Santri Beroposisi sampai Perang Suci

Foto Hasyim Asy'ari yang dipajang di Tugu Proklamasi, Jakarta.
Sumber :
  • Mitra Angelia

VIVA – Suatu hari pada pertengahan September 1945, Presiden Sukarno mengutus orang kepercayaannya untuk menemui seorang ulama di sebuah pesantren bernama Tebuireng, terletak di satu dusun terpencil di selatan Jombang, Jawa Timur. Utusan itu diamanati sebuah pertanyaan maha penting untuk dimintakan jawabannya kepada sang ulama tentang apa hukum dalam Islam untuk membela Tanah Air.

Waktu itu usia Republik Indonesia belum genap sebulan. Pasukan pendudukan Jepang masih menguasai pos-pos militer, meski sebagai pihak yang kalah dalam Perang Dunia II. Pada masa yang sama santer kabar bahwa pasukan Sekutu dan Belanda atas nama Netherlands Indies Civil Administration (NICA) akan mendarat di Surabaya untuk merebut lagi Indonesia dari Jepang.

Sukarno sebagai pemimpin negara orok risau: belum satu pun negara di dunia yang mengakui kemerdekaan Indonesia dan malahan terancam kembali dijajah Belanda; Proklamasi akan sia-sia.
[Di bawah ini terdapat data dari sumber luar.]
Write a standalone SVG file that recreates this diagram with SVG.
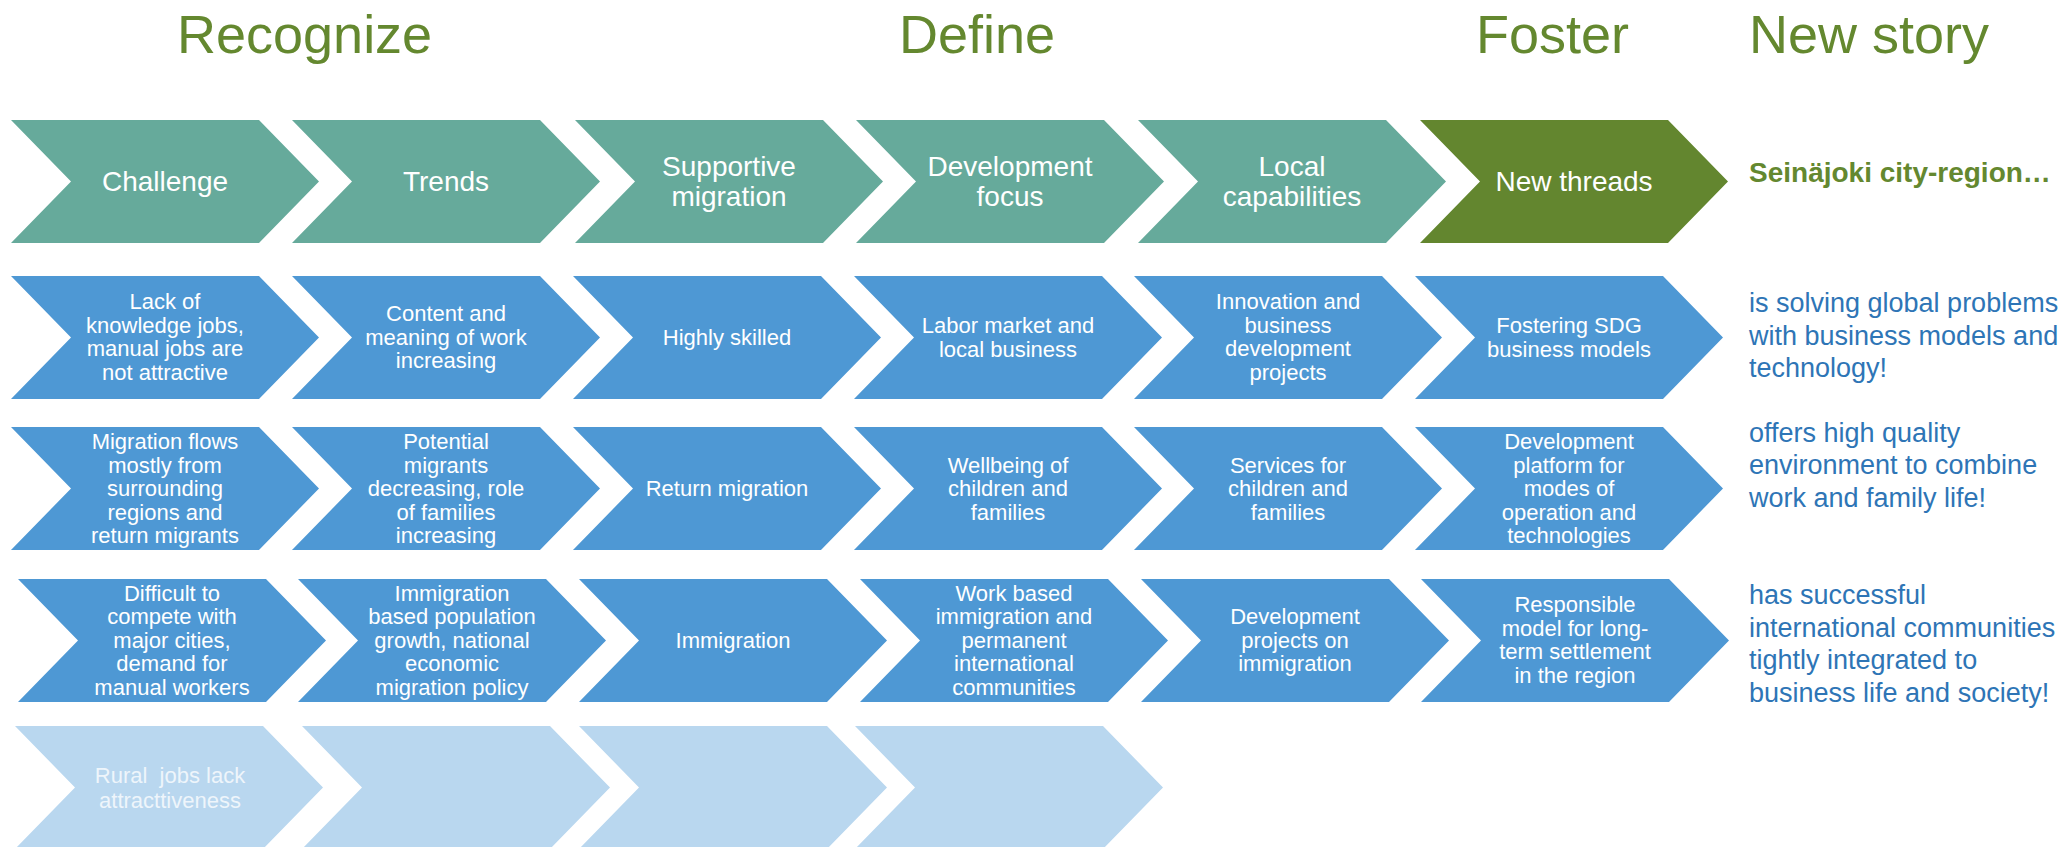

Sukarno mewanti-wanti kepada dutanya untuk sang ulama bernama Hasyim Asy’ari itu bahwa pertanyaan pentingnya ialah hukum membela Tanah Air, bukan membela Allah, bukan pula membela Islam atau membela Alquran.

Sang ulama mengerti maksud Sukarno. Tokoh terkemuka berjuluk hadratus syekh atau mahaguru itu menjawab dengan tegas, sudah terang bagi umat Islam untuk membela Tanah Air-nya dari ancaman asing.

Segera setelah itu, sebagaimana dikutip dari KH Hasyim Asy'ari; Pengabdian Seorang Kiai untuk Negeri, terbitlah fatwa berisi tiga butir maklumat: pertama, hukumnya memerangi orang kafir yang merintangi kemerdekaan kita sekarang ini adalah fardu ain bagi tiap-tiap orang Islam yang mungkin meskipun bagi orang fakir; kedua, hukumnya orang yang meninggal dalam peperangan melawan NICA serta komplotannya adalah mati syahid; dan ketiga, hukumnya orang yang memecah persatuan kita sekarang ini wajib dibunuh.

Hasyim Asy’ari lalu mengumpulkan sejumlah ulama terkemuka se-Jawa dan Madura untuk rapat darurat di Surabaya pada 22 Oktober 1945. Esoknya, mengukuhkan tiga butir fatwa sebelumnya, Hasyim mengumumkan sebuah maklumat bertitel Resolusi Jihad yang berisi seruan kepada umat Islam untuk berperang mempertahankan kemerdekaan. Salah satu butir maklumatnya, mendesak pemerintah “Supaya memerintahkan melanjutkan perjuangan bersifat sabilillah untuk tegaknya negara Republik Indonesia merdeka dan agama Islam”.

KH Hasyim Asy’ari

Manifesto perang suci segera mengobarkan semangat perlawanan umat Islam di Jawa. Didukung oleh Tentara Keamanan Rakyat dan tentara nonreguler, Hisbullah dan Sabilillah, yang terdiri atas laskar kiai dan santri didikan Peta (Pembela Tanah Air). Arek-arek Surabaya bersama tokoh utamanya Sutomo alias Bung Tomo kian bergelora dengan seruan jihad itu, setelah terbukti pasukan Sekutu dan NICA benar-benar mendarat di Surabaya secara berangsur sejak 25 Oktober hingga 1 November 1945. 

Diawali pertempuran-pertempuran kecil, dan seorang brigadir jenderal Inggris, AWS Mallaby, tewas dalam baku tembak pada 30 Oktober. Meletuslah pertempuran besar pada 10 November 1945.

Mayor Jenderal EC Mansergh sebagai pemimpin kapal perang Sekutu memperkirakan kota Surabaya jatuh dan takluk dalam tempo tiga hari. Tetapi perkiraan itu meleset. Sejarawan Agus Sunyoto, mengutip William H Frederick, menyebut peristiwa itu sebagai pertempuran paling nekat dan destruktif —yang tiga pekan di antaranya— sangat mengerikan jauh di luar yang dibayangkan pihak Sekutu maupun Indonesia.